The subcommittee concludes that the independent entity should maximize users’ sense of excitement about NEON, and facilitate and enhance dialogue between NEON and the ecological community, thereby building end-user trust. It should have convening power, be representative of the research community, be led by the scientists and provide a unified voice for the community. It should also empower the scientific community and serve as a scientific incubator to co-generate ideas. Another important function of the entity will be to regularly evaluate NEON by surveying users on the program’s strengths and weakness and broadly distributing the results of these evaluations. The entity could also provide large-scale peer reviews of NEON’s scientific protocols, such as the ones used by the IPCC and IPBES. According to the subcommittee, potential vehicles for community engagement and communication may include events at major conferences, workshops and unconferences and an online platform.

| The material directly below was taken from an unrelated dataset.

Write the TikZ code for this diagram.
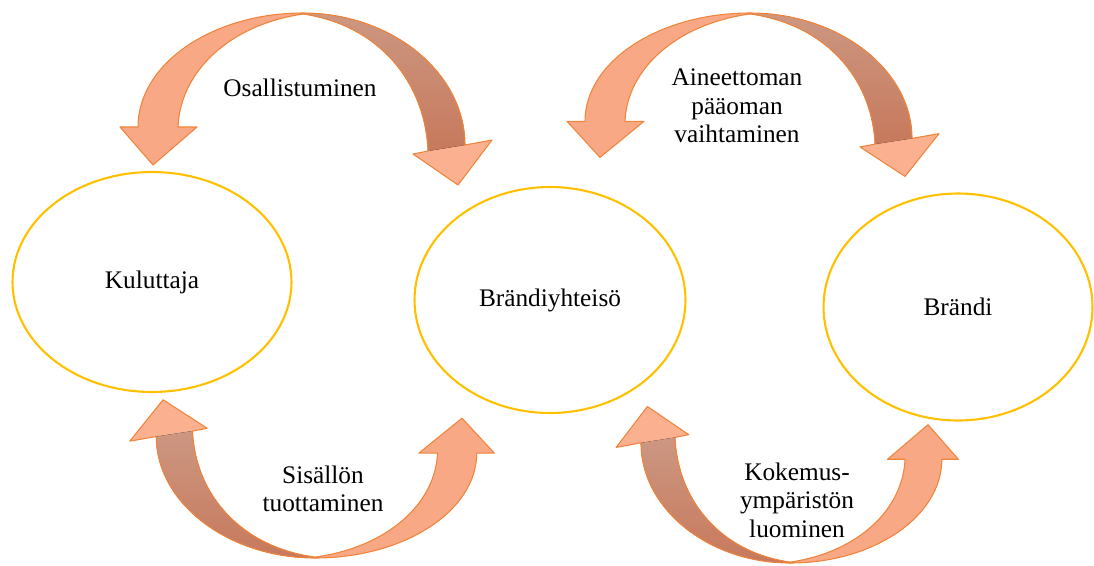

The subcommittee members explored models from similar entities across the scientific community, including LIGO, the Ocean Observatories Initiative, and the Long-Term Ecological Research Network. It also considered current avenues used by the scientific community to provide input to NEON, Battelle and NSF, including the Science, Technology and Education Advisory Committee (STEAC) that reports to Battelle, and the technical working groups. The subcommittee found that another entity is needed to fully engage the scientific community.
The BIO AC voted to accept the report from the subcommittee ‘as is’ without any modifications. Cavender-Bares read a statement from ESA that largely echoed the subcommittee’s recommendations.
NSF Director France Cordova joined the meeting and said that she has read the subcommittee’s report and will use it as NSF staff discusses the best management structure for NEON. Cordova broke down NEON management needs into three categories, emphasizing the different skill-sets need for each category: 1) Operations: keeping instruments in working order 2) Science: ensuring that data is usable and 3) Outreach: engaging the user community through outreach and ensuring that data is used by the scientific community and provides value to the country.
Battelle’s current contract to operate NEON expires in October 2020. It is the default position of NSF that operations awards for all facilities are competed openly. The NSF fiscal year (FY) 2021 budget submission to Congress says that an additional 12 months of funding to Battelle is authorized but will only be awarded at the NSF Director’s discretion in FY2021. In a follow-up message to ESA, NSF said that there are no specific plans to issue a solicitation for NEON management that NSF can share at this point.
NEON completed construction and became fully operational in early 2019. Battelle briefly disbanded – and then reinstated – the STEAC in January 2019. Concurrently, NEON Chief Scientist Sharon Collinge resigned after Battelle fired two senior staff members without her knowledge. Battelle’s Chief Scientist Michael Kuhlman said that the decision to disband the STEAC was based on his “erroneous assumption that such advisory bodies were routinely reconstituted at the change of leadership of NSF large facilities.” Battelle took over NEON construction in 2016 after NSF fired former contractor NEON, Inc over mismanagement issues. In 2016, NSF changed NEON’s management from NEON, Inc. to Battelle.
Nine of the 20-members of the STEAC resigned May 22 citing its lack of independence and its inability to communicate directly to NSF. Cavender-Bares read critical statements about Battelle and user engagement from two STEAC members who recently resigned. Letters from these STEAC members are posted online.